WRITTEN REQUEST: Repeat exactly the lines from the one containing "Rebuild this chart" through the one containing "const yMax = 1400;", both lines included, please, without any other lines.

RECORDS SUPPLIED:
********************

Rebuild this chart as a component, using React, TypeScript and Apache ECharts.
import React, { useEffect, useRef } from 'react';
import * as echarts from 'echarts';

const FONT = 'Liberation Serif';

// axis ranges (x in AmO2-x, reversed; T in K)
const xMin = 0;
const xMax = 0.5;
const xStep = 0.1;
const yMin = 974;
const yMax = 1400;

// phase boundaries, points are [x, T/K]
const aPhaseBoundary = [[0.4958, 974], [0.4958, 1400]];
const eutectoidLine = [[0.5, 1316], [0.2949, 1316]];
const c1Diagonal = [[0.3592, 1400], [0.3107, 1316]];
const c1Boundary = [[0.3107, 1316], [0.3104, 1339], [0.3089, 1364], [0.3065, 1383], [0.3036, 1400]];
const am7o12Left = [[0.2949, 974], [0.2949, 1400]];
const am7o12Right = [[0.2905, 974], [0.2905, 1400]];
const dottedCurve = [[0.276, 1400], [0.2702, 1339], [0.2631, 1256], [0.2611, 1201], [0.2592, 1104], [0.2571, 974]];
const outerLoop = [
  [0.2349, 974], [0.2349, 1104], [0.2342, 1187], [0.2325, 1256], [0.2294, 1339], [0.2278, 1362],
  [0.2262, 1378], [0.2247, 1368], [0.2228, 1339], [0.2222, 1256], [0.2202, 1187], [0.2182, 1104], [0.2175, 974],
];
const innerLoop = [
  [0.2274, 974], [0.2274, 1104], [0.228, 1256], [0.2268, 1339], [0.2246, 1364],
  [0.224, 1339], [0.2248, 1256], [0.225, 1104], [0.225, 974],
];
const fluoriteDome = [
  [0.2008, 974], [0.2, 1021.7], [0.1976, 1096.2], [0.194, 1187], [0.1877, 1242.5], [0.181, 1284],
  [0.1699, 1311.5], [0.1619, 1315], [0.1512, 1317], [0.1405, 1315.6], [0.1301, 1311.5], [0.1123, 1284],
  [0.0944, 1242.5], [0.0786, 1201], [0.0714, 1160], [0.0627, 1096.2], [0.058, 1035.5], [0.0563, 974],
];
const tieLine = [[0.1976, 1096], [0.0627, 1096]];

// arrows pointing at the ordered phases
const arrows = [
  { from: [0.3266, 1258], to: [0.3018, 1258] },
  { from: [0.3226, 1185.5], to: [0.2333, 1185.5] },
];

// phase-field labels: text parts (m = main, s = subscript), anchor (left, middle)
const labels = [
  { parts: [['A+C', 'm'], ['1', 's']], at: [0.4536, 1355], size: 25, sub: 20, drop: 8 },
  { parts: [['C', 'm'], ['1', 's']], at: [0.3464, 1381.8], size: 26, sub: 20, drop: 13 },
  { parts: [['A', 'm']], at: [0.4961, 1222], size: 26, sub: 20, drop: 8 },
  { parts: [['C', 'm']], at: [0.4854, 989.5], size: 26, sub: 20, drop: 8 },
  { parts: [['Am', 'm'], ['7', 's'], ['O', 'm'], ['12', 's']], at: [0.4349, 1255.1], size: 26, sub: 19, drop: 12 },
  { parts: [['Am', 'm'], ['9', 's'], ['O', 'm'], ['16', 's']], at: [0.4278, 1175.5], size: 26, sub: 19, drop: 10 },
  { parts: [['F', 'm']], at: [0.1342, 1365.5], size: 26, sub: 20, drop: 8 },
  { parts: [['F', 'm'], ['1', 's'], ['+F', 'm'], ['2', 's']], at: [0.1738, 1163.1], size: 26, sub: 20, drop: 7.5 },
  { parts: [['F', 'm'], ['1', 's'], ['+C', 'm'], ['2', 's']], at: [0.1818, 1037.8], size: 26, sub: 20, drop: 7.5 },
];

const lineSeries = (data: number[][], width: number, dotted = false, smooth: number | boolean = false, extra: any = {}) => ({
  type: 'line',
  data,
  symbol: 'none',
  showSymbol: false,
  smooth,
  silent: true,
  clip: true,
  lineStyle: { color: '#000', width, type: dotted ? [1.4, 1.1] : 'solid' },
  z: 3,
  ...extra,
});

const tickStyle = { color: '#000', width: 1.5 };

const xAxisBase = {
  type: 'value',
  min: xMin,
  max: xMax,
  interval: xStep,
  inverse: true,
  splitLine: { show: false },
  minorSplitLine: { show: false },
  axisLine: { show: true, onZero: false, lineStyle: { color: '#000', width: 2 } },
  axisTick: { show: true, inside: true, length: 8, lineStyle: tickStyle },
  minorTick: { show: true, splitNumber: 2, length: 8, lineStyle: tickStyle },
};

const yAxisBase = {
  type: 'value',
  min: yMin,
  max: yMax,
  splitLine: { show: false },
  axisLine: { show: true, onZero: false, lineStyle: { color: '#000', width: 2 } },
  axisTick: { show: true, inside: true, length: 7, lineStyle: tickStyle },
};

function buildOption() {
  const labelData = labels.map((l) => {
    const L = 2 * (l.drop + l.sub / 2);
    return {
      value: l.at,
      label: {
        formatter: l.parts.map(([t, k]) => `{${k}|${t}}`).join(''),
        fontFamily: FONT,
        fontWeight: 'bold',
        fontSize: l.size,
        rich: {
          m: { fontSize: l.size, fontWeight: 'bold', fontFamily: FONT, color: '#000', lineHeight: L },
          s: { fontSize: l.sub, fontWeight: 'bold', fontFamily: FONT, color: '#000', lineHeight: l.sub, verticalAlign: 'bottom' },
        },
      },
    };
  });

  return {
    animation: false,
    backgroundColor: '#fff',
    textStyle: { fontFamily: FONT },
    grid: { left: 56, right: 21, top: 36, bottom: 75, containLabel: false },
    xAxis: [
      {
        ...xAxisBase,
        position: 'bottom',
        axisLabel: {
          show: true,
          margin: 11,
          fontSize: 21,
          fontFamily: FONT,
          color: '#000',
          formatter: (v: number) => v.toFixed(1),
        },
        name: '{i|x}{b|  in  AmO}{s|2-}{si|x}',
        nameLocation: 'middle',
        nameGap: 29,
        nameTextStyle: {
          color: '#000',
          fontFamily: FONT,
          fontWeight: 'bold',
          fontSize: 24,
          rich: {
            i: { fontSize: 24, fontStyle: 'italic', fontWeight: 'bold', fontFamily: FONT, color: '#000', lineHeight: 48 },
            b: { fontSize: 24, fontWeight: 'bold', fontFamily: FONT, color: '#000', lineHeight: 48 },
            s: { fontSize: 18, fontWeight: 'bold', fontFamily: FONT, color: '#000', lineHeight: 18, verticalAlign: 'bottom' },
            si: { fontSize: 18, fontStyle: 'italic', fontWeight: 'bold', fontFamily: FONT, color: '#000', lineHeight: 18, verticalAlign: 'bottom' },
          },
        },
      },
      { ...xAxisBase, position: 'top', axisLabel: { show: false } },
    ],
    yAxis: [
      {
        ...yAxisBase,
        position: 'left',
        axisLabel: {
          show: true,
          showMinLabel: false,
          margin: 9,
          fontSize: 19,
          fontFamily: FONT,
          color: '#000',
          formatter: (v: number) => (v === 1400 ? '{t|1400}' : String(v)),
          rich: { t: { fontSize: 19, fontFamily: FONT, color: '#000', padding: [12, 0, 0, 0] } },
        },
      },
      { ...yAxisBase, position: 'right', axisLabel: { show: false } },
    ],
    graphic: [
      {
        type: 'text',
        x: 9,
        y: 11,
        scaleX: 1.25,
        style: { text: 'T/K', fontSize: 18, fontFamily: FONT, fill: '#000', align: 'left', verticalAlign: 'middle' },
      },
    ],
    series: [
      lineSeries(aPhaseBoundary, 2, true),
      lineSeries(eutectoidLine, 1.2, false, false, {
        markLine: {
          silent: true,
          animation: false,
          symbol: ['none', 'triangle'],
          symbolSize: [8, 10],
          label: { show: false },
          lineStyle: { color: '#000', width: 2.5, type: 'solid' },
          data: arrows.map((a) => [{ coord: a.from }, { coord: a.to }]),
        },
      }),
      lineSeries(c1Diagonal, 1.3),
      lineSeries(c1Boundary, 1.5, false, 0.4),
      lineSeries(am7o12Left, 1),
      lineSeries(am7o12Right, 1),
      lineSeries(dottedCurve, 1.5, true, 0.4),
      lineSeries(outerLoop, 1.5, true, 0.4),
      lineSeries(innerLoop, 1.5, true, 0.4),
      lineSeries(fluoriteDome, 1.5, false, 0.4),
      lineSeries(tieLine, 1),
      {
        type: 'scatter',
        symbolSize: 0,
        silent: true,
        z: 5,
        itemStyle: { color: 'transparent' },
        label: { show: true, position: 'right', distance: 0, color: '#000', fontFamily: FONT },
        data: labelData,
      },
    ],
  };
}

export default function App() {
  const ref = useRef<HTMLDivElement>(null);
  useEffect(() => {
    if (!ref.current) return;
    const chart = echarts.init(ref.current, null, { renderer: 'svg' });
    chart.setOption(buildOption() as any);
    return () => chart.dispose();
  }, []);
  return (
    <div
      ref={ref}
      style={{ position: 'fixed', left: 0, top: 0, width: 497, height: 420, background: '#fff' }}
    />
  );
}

********************

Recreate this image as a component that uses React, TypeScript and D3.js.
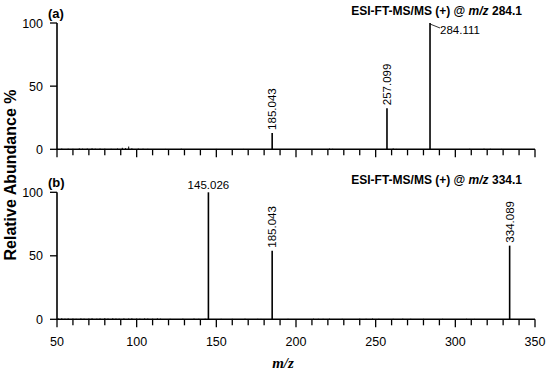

********************

OUTPUT BELOW:
Rebuild this chart as a component, using React, TypeScript and Apache ECharts.
import React, { useEffect, useRef } from 'react';
import * as echarts from 'echarts';

const FONT = 'Liberation Serif';

// axis ranges (x in AmO2-x, reversed; T in K)
const xMin = 0;
const xMax = 0.5;
const xStep = 0.1;
const yMin = 974;
const yMax = 1400;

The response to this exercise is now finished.